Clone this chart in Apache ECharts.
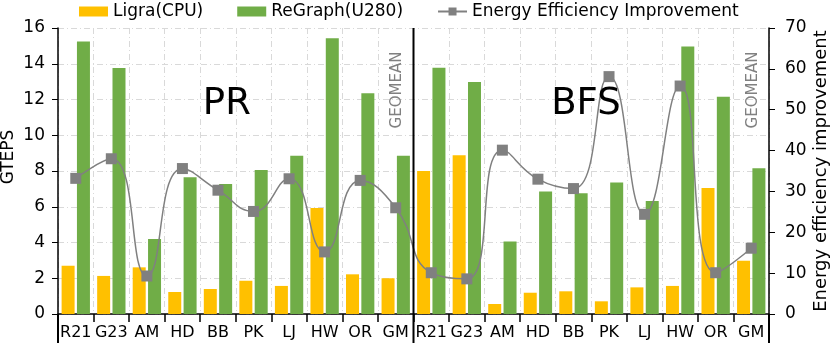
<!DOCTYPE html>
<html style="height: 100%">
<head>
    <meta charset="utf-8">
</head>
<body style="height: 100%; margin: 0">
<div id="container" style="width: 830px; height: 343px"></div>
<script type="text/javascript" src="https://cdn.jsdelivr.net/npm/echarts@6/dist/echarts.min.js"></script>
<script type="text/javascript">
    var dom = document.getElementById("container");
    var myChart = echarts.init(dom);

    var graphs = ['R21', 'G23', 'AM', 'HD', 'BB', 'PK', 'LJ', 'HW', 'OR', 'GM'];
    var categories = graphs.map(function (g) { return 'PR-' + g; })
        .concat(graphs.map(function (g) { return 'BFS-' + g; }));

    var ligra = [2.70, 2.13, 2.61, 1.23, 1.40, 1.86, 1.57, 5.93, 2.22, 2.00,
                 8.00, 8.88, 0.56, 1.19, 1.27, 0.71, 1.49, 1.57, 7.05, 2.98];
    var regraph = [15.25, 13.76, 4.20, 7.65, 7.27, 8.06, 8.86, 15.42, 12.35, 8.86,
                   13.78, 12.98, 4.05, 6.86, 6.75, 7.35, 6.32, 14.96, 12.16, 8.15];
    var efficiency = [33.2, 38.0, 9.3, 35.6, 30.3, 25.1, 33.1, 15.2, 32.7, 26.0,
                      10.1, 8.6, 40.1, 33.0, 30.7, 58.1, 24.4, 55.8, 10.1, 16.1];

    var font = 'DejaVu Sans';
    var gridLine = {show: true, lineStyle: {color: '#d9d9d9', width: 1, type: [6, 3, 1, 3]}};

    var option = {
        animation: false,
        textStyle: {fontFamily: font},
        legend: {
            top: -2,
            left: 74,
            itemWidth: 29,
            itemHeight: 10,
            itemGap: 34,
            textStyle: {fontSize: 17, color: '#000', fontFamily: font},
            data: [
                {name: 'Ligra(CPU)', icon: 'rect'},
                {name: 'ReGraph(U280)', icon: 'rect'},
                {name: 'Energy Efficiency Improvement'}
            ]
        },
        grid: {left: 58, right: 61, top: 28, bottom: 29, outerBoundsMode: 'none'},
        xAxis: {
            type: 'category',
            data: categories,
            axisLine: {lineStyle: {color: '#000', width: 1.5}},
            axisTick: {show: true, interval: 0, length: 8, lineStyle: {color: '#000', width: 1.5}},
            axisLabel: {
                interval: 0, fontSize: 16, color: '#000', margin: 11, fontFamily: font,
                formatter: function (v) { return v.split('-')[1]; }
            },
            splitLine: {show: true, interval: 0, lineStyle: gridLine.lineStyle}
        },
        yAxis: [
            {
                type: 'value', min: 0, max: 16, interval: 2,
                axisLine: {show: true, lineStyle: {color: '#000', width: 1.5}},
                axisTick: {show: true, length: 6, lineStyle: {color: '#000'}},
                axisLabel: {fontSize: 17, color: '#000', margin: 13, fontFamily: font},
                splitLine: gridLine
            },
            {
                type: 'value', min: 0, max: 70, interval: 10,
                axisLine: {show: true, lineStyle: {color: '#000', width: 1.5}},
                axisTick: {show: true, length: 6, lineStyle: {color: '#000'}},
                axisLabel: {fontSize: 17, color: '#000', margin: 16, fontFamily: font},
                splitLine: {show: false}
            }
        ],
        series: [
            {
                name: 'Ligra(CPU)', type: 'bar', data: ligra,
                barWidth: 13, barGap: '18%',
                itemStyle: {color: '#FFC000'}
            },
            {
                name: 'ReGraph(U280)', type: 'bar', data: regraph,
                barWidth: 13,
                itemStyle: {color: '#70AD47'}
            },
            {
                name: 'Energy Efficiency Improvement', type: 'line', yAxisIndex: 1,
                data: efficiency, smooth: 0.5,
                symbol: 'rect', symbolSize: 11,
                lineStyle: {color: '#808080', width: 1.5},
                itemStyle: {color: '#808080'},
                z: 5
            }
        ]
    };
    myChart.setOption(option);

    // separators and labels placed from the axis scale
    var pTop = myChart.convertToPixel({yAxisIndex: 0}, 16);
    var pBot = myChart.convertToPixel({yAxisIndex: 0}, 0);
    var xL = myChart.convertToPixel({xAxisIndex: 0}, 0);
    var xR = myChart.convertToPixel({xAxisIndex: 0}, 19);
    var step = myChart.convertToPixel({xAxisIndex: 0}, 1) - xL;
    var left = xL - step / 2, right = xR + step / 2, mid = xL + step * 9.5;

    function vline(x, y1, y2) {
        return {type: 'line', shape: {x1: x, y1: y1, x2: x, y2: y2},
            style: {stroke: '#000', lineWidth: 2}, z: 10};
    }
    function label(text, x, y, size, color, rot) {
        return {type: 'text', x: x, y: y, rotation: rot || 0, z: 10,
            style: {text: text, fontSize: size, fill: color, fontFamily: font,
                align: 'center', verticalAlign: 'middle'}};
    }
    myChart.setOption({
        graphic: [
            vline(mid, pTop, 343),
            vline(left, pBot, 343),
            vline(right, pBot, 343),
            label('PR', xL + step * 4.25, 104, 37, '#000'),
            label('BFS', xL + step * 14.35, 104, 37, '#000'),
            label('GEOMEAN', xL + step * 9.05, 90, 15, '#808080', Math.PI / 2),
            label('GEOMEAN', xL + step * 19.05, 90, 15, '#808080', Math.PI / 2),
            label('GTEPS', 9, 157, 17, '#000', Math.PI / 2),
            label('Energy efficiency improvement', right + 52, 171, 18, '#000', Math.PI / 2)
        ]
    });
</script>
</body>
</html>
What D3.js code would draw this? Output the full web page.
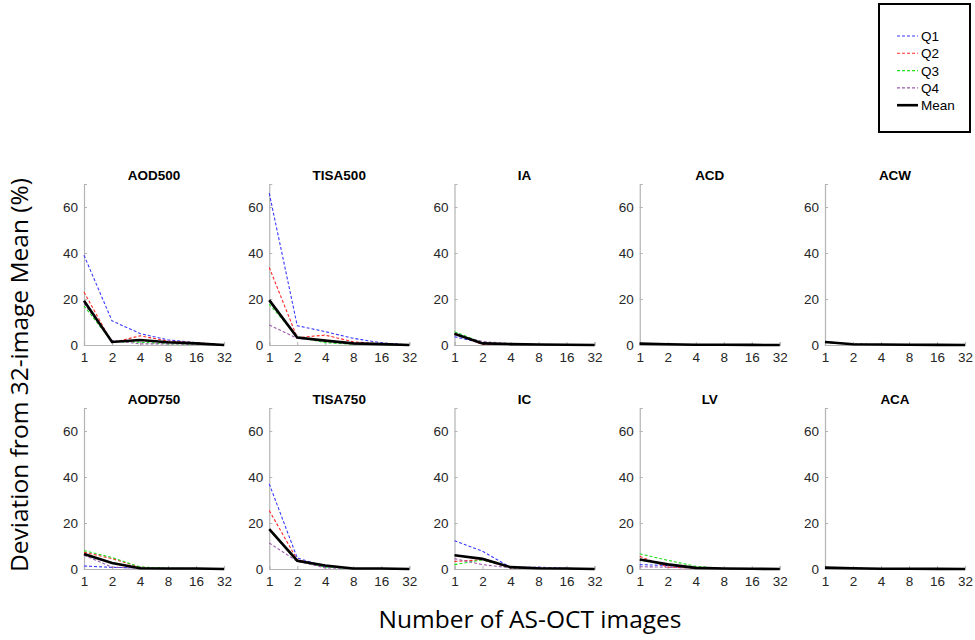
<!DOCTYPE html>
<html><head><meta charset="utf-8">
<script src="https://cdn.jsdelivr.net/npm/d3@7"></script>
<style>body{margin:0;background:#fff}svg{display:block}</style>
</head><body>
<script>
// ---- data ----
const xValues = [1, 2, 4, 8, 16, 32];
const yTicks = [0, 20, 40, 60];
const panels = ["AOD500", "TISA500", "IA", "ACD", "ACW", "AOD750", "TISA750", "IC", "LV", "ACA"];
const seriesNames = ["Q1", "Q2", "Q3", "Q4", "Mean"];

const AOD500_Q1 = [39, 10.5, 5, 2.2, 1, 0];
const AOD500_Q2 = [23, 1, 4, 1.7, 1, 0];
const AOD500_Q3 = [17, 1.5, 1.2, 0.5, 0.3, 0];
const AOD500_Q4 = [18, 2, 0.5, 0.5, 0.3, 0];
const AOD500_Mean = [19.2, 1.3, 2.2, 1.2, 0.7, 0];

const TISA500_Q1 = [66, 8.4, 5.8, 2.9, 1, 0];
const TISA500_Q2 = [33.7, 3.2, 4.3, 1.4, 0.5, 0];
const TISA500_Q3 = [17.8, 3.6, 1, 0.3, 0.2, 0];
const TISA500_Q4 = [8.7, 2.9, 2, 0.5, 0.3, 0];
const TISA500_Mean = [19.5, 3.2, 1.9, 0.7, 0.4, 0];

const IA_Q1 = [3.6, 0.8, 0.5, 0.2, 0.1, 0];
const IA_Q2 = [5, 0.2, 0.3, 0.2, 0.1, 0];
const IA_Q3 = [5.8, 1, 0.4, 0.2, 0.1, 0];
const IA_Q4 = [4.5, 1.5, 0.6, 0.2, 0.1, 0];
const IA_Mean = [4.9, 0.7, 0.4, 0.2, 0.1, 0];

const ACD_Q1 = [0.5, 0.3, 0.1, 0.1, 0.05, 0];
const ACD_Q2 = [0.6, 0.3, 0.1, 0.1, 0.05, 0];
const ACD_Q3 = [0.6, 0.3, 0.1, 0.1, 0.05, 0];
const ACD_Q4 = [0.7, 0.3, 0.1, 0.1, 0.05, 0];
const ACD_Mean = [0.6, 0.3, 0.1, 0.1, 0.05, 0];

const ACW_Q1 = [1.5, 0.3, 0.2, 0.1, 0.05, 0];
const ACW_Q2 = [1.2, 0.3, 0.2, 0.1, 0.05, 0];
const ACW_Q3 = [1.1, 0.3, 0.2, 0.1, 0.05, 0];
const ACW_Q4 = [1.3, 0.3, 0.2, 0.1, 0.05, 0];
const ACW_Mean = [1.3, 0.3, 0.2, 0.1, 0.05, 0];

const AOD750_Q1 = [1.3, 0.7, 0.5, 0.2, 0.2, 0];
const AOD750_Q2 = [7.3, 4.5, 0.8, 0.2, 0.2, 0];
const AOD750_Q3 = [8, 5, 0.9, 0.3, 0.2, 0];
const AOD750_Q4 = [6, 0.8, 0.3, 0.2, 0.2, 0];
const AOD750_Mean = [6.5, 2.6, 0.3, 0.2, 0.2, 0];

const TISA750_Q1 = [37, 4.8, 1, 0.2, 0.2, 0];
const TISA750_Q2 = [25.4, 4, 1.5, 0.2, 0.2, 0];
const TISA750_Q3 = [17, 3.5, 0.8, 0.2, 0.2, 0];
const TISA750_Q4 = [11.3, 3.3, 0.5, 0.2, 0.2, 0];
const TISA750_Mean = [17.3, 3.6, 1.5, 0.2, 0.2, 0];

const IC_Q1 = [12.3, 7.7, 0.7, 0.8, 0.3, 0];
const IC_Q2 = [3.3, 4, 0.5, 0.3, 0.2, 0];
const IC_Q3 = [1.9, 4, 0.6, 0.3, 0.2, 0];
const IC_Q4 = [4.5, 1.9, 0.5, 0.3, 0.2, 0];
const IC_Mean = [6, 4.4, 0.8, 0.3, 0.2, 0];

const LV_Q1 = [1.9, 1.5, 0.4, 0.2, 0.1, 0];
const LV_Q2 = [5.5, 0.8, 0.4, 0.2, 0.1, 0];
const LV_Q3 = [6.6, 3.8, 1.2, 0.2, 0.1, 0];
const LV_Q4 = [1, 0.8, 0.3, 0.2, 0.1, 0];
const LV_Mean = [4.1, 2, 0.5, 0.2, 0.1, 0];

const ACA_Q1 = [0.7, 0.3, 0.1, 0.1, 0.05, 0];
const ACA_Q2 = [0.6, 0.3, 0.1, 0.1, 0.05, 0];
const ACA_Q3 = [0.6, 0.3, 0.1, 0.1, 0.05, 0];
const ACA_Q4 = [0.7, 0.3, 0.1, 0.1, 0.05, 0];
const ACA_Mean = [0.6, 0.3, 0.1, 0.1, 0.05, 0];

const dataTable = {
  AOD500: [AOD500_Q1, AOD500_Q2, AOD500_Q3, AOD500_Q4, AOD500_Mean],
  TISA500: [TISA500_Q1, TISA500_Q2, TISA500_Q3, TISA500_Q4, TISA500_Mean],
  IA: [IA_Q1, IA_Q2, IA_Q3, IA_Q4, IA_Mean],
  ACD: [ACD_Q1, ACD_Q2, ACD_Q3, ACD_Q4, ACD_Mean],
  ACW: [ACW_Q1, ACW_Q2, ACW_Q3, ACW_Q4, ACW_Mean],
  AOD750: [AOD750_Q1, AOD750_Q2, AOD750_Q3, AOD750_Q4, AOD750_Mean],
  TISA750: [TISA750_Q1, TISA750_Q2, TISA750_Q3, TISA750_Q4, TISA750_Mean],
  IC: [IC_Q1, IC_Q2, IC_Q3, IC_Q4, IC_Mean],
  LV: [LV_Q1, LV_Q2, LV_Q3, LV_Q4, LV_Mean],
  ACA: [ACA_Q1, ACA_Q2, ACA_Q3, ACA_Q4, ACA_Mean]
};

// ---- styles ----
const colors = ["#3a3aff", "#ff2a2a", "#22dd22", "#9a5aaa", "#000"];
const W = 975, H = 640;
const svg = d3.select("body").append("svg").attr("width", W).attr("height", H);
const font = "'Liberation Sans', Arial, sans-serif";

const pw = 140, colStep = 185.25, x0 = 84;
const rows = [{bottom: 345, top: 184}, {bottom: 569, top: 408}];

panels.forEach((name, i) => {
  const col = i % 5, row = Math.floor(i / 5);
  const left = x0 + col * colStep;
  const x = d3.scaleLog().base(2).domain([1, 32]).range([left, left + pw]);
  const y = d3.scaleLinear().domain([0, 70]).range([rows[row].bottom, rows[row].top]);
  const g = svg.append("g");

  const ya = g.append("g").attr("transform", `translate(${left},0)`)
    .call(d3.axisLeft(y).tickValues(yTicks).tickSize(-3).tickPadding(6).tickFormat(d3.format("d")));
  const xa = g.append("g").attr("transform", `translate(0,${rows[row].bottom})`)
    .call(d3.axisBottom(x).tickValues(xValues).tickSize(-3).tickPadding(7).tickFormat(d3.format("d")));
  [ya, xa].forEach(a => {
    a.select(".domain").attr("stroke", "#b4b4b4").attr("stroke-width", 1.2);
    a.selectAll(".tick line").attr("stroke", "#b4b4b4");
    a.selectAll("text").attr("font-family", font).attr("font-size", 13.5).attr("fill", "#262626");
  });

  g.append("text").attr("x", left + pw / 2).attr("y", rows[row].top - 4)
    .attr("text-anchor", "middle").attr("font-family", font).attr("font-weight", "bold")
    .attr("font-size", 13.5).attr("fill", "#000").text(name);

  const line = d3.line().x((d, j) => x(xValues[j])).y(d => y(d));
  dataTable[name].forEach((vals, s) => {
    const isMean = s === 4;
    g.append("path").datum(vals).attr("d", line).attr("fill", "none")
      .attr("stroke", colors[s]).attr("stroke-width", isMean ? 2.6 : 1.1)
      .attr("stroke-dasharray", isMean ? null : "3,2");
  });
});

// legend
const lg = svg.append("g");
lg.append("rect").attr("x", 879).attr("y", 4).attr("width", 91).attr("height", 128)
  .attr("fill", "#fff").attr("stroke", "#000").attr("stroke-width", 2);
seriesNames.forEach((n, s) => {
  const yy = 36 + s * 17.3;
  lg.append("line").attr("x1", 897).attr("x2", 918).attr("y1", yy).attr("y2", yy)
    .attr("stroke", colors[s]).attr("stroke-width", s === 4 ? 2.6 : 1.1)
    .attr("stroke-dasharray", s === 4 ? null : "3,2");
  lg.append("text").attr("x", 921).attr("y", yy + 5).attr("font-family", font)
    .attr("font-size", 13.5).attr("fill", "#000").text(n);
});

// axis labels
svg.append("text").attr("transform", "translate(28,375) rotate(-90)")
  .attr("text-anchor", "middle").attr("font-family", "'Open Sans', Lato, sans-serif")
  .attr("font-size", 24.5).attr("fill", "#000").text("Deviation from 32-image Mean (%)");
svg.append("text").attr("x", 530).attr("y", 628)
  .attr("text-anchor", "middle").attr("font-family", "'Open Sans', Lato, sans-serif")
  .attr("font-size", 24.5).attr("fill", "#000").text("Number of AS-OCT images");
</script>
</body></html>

## Problem details:
Print out, exactly and with nothing added, the lines starting at the line holding "What D3.js code" and ending at the line holding "const TISA500_Mean = [19.5, 3.2, 1.9, 0.7, 0.4, 0];", minus any pictures.

## Reply to the task:
What D3.js code would draw this? Output the full web page.
<!DOCTYPE html>
<html><head><meta charset="utf-8">
<script src="https://cdn.jsdelivr.net/npm/d3@7"></script>
<style>body{margin:0;background:#fff}svg{display:block}</style>
</head><body>
<script>
// ---- data ----
const xValues = [1, 2, 4, 8, 16, 32];
const yTicks = [0, 20, 40, 60];
const panels = ["AOD500", "TISA500", "IA", "ACD", "ACW", "AOD750", "TISA750", "IC", "LV", "ACA"];
const seriesNames = ["Q1", "Q2", "Q3", "Q4", "Mean"];

const AOD500_Q1 = [39, 10.5, 5, 2.2, 1, 0];
const AOD500_Q2 = [23, 1, 4, 1.7, 1, 0];
const AOD500_Q3 = [17, 1.5, 1.2, 0.5, 0.3, 0];
const AOD500_Q4 = [18, 2, 0.5, 0.5, 0.3, 0];
const AOD500_Mean = [19.2, 1.3, 2.2, 1.2, 0.7, 0];

const TISA500_Q1 = [66, 8.4, 5.8, 2.9, 1, 0];
const TISA500_Q2 = [33.7, 3.2, 4.3, 1.4, 0.5, 0];
const TISA500_Q3 = [17.8, 3.6, 1, 0.3, 0.2, 0];
const TISA500_Q4 = [8.7, 2.9, 2, 0.5, 0.3, 0];
const TISA500_Mean = [19.5, 3.2, 1.9, 0.7, 0.4, 0];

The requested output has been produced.